### Dataset extract
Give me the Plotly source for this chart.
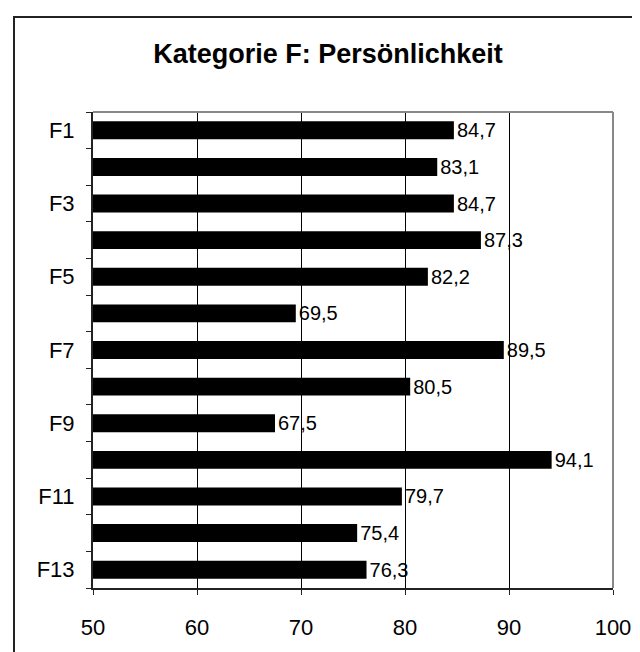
import plotly.graph_objects as go

categories = ["F1", "F2", "F3", "F4", "F5", "F6", "F7", "F8", "F9", "F10", "F11", "F12", "F13"]
values = [84.7, 83.1, 84.7, 87.3, 82.2, 69.5, 89.5, 80.5, 67.5, 94.1, 79.7, 75.4, 76.3]
tick_labels = [c if i % 2 == 0 else "" for i, c in enumerate(categories)]
x_ticks = [50, 60, 70, 80, 90, 100]

FONT = "Liberation Sans, Arial, sans-serif"

fig = go.Figure()
fig.add_trace(go.Bar(
    x=values, y=categories, orientation="h",
    marker=dict(color="black", line=dict(width=0)),
    texttemplate="%{x:.1f}", textposition="outside", constraintext="none",
    textfont=dict(family=FONT, size=20, color="black"),
    cliponaxis=False, showlegend=False,
))

L, R, T, B = 85, 35, 104, 72
W, H = 640, 652
pw, ph = W - L - R, H - T - B

def px(x):
    return (x - L) / pw

def py(y):
    return (H - B - y) / ph

fig.update_layout(
    width=W, height=H,
    margin=dict(l=L, r=R, t=T, b=B),
    paper_bgcolor="white", plot_bgcolor="white",
    separators=",.",
    bargap=0.51,
    title=dict(text="<b>Kategorie F: Persönlichkeit</b>", x=0.5, xanchor="center",
               y=1 - 46 / H, yanchor="middle",
               font=dict(family=FONT, size=27, color="black")),
    xaxis=dict(range=[50, 100], tickvals=x_ticks, showgrid=True, gridcolor="black", gridwidth=1,
               showline=True, linecolor="#222222", linewidth=2, ticks="outside", ticklen=5,
               tickcolor="#222222", zeroline=False,
               tickfont=dict(family=FONT, size=22, color="black"), ticklabelstandoff=14),
    yaxis=dict(type="category", categoryorder="array", categoryarray=categories,
               autorange="reversed", tickmode="array", tickvals=categories, ticktext=tick_labels,
               tickson="boundaries", ticks="outside", ticklen=5, tickcolor="#222222",
               showline=True, linecolor="#222222", linewidth=2, showgrid=False,
               tickfont=dict(family=FONT, size=22, color="black"), ticklabelstandoff=12),
    shapes=[
        dict(type="rect", xref="paper", yref="paper", x0=px(6), x1=px(660), y0=py(680), y1=py(9),
             line=dict(color="#222222", width=2), layer="below"),
        dict(type="line", xref="paper", yref="paper", x0=0, x1=1, y0=1, y1=1,
             line=dict(color="#888888", width=2), layer="above"),
        dict(type="line", xref="paper", yref="paper", x0=1, x1=1, y0=0, y1=1,
             line=dict(color="#888888", width=2), layer="above"),
    ],
)

fig.write_html("out.html")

### Exercise requirements
Without the pictures, write out all of the material exactly.

### Response
Give me the Plotly source for this chart.
import plotly.graph_objects as go

categories = ["F1", "F2", "F3", "F4", "F5", "F6", "F7", "F8", "F9", "F10", "F11", "F12", "F13"]
values = [84.7, 83.1, 84.7, 87.3, 82.2, 69.5, 89.5, 80.5, 67.5, 94.1, 79.7, 75.4, 76.3]
tick_labels = [c if i % 2 == 0 else "" for i, c in enumerate(categories)]
x_ticks = [50, 60, 70, 80, 90, 100]

FONT = "Liberation Sans, Arial, sans-serif"

fig = go.Figure()
fig.add_trace(go.Bar(
    x=values, y=categories, orientation="h",
    marker=dict(color="black", line=dict(width=0)),
    texttemplate="%{x:.1f}", textposition="outside", constraintext="none",
    textfont=dict(family=FONT, size=20, color="black"),
    cliponaxis=False, showlegend=False,
))

L, R, T, B = 85, 35, 104, 72
W, H = 640, 652
pw, ph = W - L - R, H - T - B

def px(x):
    return (x - L) / pw

def py(y):
    return (H - B - y) / ph

fig.update_layout(
    width=W, height=H,
    margin=dict(l=L, r=R, t=T, b=B),
    paper_bgcolor="white", plot_bgcolor="white",
    separators=",.",
    bargap=0.51,
    title=dict(text="<b>Kategorie F: Persönlichkeit</b>", x=0.5, xanchor="center",
               y=1 - 46 / H, yanchor="middle",
               font=dict(family=FONT, size=27, color="black")),
    xaxis=dict(range=[50, 100], tickvals=x_ticks, showgrid=True, gridcolor="black", gridwidth=1,
               showline=True, linecolor="#222222", linewidth=2, ticks="outside", ticklen=5,
               tickcolor="#222222", zeroline=False,
               tickfont=dict(family=FONT, size=22, color="black"), ticklabelstandoff=14),
    yaxis=dict(type="category", categoryorder="array", categoryarray=categories,
               autorange="reversed", tickmode="array", tickvals=categories, ticktext=tick_labels,
               tickson="boundaries", ticks="outside", ticklen=5, tickcolor="#222222",
               showline=True, linecolor="#222222", linewidth=2, showgrid=False,
               tickfont=dict(family=FONT, size=22, color="black"), ticklabelstandoff=12),
    shapes=[
        dict(type="rect", xref="paper", yref="paper", x0=px(6), x1=px(660), y0=py(680), y1=py(9),
             line=dict(color="#222222", width=2), layer="below"),
        dict(type="line", xref="paper", yref="paper", x0=0, x1=1, y0=1, y1=1,
             line=dict(color="#888888", width=2), layer="above"),
        dict(type="line", xref="paper", yref="paper", x0=1, x1=1, y0=0, y1=1,
             line=dict(color="#888888", width=2), layer="above"),
    ],
)

fig.write_html("out.html")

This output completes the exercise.